Supplied information
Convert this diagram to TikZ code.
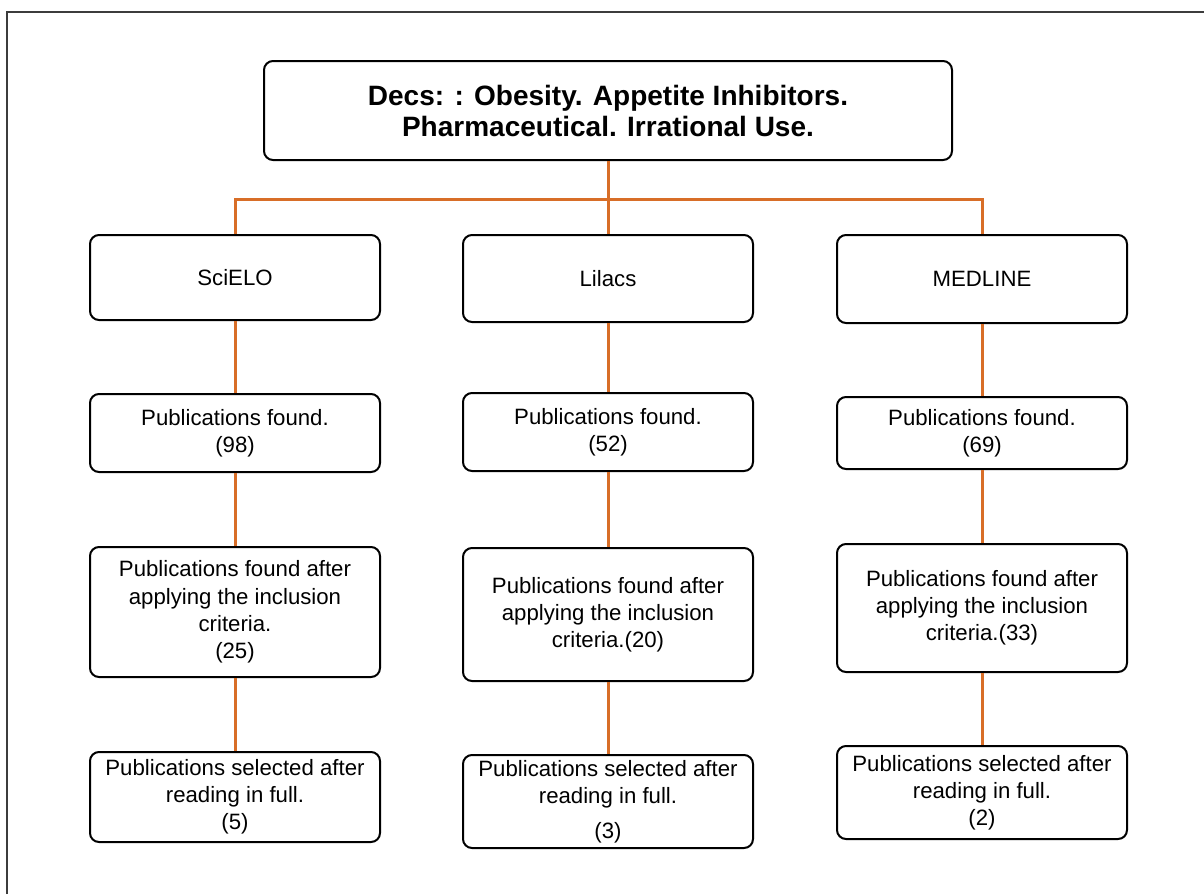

---

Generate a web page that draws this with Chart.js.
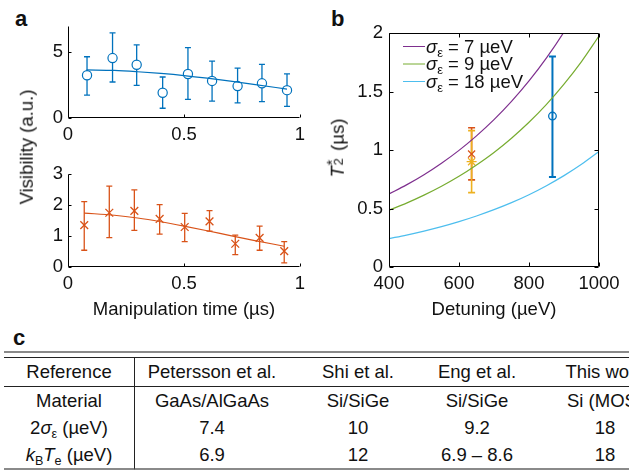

---

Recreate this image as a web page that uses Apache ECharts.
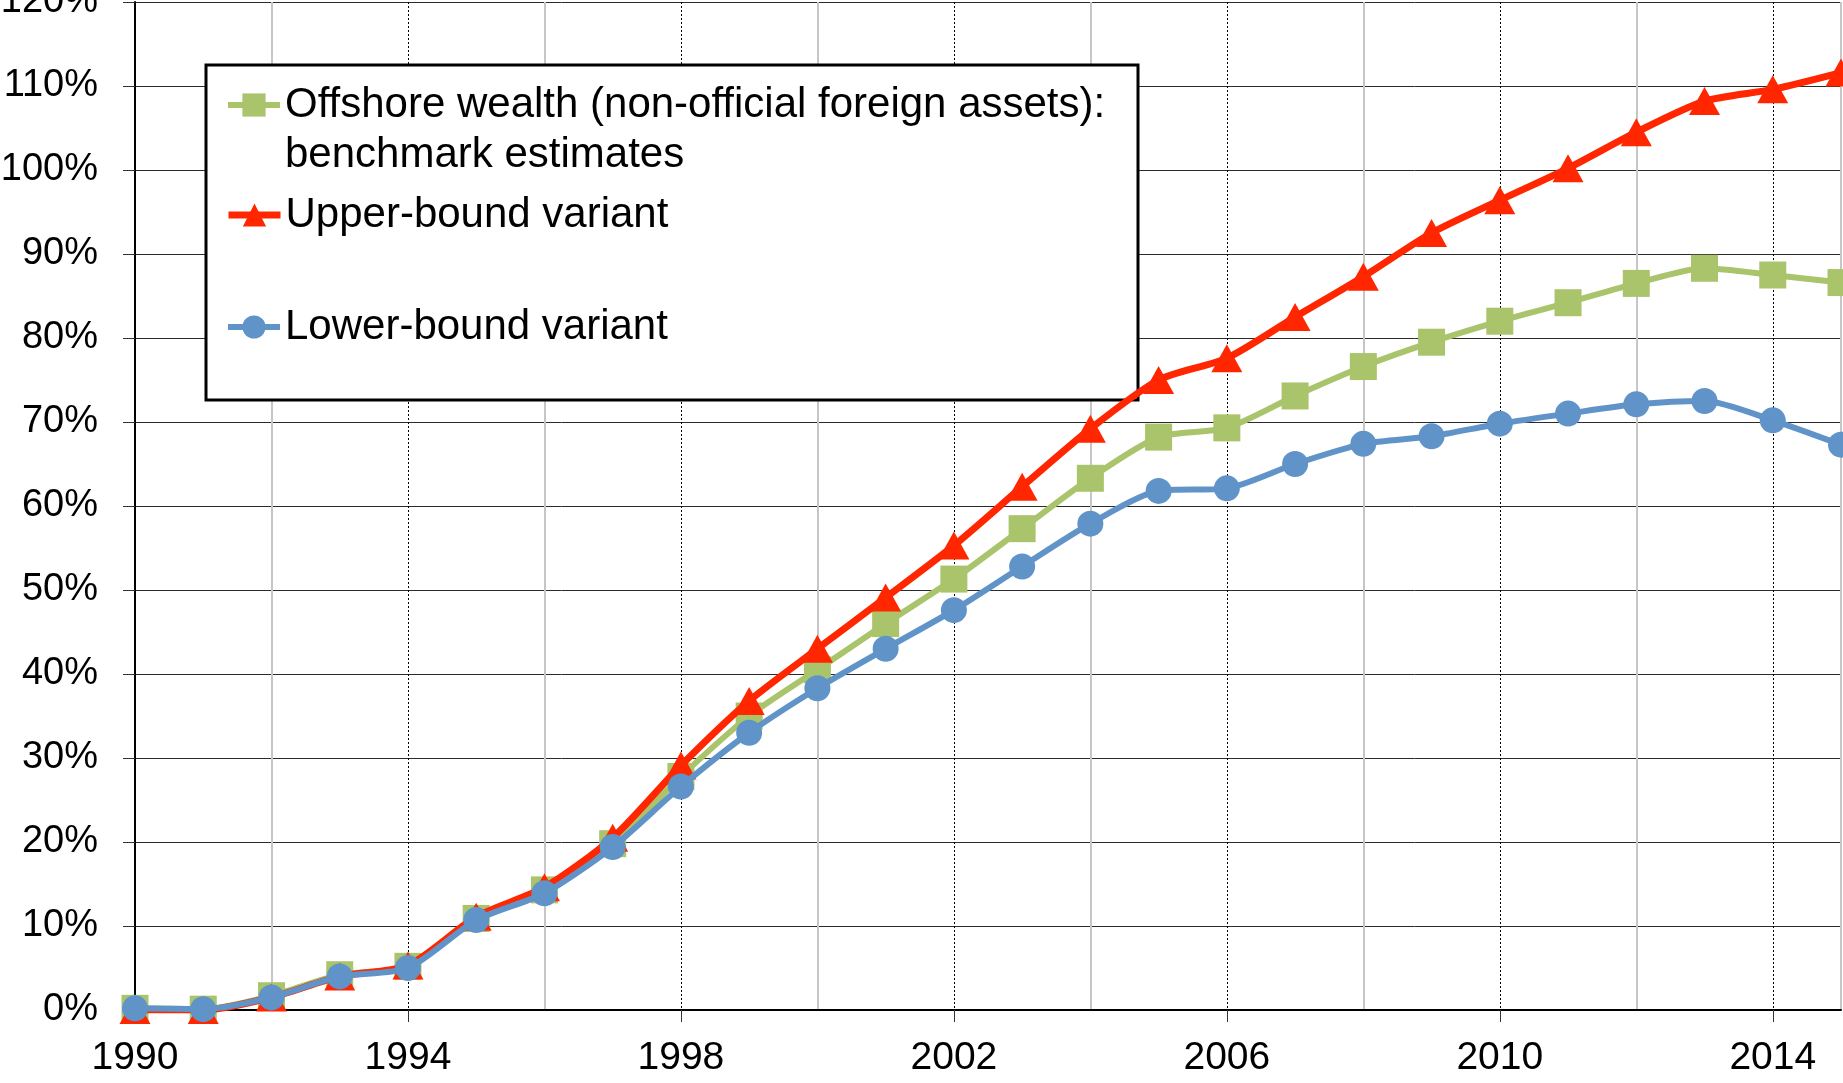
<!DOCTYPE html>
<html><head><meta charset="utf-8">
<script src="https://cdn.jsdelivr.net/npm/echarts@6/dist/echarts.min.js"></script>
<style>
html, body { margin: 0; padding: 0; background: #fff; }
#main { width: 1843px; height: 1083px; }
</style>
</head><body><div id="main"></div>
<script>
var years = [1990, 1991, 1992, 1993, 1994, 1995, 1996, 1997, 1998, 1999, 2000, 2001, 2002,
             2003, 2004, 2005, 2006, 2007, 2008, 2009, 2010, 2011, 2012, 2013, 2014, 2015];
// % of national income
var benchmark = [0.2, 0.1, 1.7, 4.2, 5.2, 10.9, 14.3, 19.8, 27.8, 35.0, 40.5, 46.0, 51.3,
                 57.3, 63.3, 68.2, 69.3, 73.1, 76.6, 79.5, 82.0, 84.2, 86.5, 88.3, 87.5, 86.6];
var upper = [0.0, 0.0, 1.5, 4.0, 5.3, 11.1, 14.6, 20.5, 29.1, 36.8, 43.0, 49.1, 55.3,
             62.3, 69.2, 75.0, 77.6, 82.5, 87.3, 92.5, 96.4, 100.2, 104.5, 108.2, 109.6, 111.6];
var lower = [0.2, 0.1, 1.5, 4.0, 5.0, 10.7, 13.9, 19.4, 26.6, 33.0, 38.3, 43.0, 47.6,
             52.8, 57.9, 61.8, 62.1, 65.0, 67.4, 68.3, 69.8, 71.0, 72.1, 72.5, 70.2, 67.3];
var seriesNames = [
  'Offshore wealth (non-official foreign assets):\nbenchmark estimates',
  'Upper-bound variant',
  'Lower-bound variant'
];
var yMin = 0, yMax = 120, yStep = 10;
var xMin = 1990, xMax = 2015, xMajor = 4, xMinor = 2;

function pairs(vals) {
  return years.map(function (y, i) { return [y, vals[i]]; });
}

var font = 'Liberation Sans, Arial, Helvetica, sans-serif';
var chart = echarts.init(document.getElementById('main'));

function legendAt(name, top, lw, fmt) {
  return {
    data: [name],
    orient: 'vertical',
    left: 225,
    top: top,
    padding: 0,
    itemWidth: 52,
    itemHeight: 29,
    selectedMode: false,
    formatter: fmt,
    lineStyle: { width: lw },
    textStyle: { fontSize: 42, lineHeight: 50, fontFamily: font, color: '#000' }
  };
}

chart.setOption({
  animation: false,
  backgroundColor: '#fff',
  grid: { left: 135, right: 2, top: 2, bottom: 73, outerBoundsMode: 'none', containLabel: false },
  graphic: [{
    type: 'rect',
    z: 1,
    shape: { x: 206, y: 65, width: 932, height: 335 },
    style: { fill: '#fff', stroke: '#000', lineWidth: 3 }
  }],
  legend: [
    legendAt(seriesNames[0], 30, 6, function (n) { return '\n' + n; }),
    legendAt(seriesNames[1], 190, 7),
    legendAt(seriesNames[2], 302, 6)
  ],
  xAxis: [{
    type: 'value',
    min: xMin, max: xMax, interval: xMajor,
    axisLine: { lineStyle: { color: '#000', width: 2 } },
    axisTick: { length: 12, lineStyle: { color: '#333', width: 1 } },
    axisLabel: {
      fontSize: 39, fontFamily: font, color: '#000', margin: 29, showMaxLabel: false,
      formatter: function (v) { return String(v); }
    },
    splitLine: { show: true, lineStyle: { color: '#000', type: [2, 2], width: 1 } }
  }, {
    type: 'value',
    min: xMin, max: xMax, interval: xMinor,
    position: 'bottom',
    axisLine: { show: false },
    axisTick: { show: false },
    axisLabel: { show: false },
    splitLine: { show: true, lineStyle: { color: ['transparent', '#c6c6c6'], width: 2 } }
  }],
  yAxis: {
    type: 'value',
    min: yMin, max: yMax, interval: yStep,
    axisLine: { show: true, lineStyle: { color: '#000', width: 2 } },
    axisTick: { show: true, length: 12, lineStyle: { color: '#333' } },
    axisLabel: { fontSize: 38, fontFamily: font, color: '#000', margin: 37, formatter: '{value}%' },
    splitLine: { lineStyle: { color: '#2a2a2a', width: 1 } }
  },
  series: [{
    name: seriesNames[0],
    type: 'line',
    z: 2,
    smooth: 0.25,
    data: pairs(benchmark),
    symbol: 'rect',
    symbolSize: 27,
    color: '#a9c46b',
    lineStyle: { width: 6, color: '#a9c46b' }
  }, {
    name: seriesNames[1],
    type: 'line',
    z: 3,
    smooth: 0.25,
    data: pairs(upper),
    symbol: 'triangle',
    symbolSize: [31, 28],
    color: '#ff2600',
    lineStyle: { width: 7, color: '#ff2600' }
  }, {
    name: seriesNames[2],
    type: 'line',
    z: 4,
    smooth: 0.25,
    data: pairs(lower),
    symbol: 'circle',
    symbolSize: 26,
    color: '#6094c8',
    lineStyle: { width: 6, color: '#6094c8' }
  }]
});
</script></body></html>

Required task
Begin at the line containing "Recreate this image", end at the line containing "var chart = echarts.init(document.getElementById('main'));", and copy those lines word for word, both included. Skip pictures.

Solution to this task
Recreate this image as a web page that uses Apache ECharts.
<!DOCTYPE html>
<html><head><meta charset="utf-8">
<script src="https://cdn.jsdelivr.net/npm/echarts@6/dist/echarts.min.js"></script>
<style>
html, body { margin: 0; padding: 0; background: #fff; }
#main { width: 1843px; height: 1083px; }
</style>
</head><body><div id="main"></div>
<script>
var years = [1990, 1991, 1992, 1993, 1994, 1995, 1996, 1997, 1998, 1999, 2000, 2001, 2002,
             2003, 2004, 2005, 2006, 2007, 2008, 2009, 2010, 2011, 2012, 2013, 2014, 2015];
// % of national income
var benchmark = [0.2, 0.1, 1.7, 4.2, 5.2, 10.9, 14.3, 19.8, 27.8, 35.0, 40.5, 46.0, 51.3,
                 57.3, 63.3, 68.2, 69.3, 73.1, 76.6, 79.5, 82.0, 84.2, 86.5, 88.3, 87.5, 86.6];
var upper = [0.0, 0.0, 1.5, 4.0, 5.3, 11.1, 14.6, 20.5, 29.1, 36.8, 43.0, 49.1, 55.3,
             62.3, 69.2, 75.0, 77.6, 82.5, 87.3, 92.5, 96.4, 100.2, 104.5, 108.2, 109.6, 111.6];
var lower = [0.2, 0.1, 1.5, 4.0, 5.0, 10.7, 13.9, 19.4, 26.6, 33.0, 38.3, 43.0, 47.6,
             52.8, 57.9, 61.8, 62.1, 65.0, 67.4, 68.3, 69.8, 71.0, 72.1, 72.5, 70.2, 67.3];
var seriesNames = [
  'Offshore wealth (non-official foreign assets):\nbenchmark estimates',
  'Upper-bound variant',
  'Lower-bound variant'
];
var yMin = 0, yMax = 120, yStep = 10;
var xMin = 1990, xMax = 2015, xMajor = 4, xMinor = 2;

function pairs(vals) {
  return years.map(function (y, i) { return [y, vals[i]]; });
}

var font = 'Liberation Sans, Arial, Helvetica, sans-serif';
var chart = echarts.init(document.getElementById('main'));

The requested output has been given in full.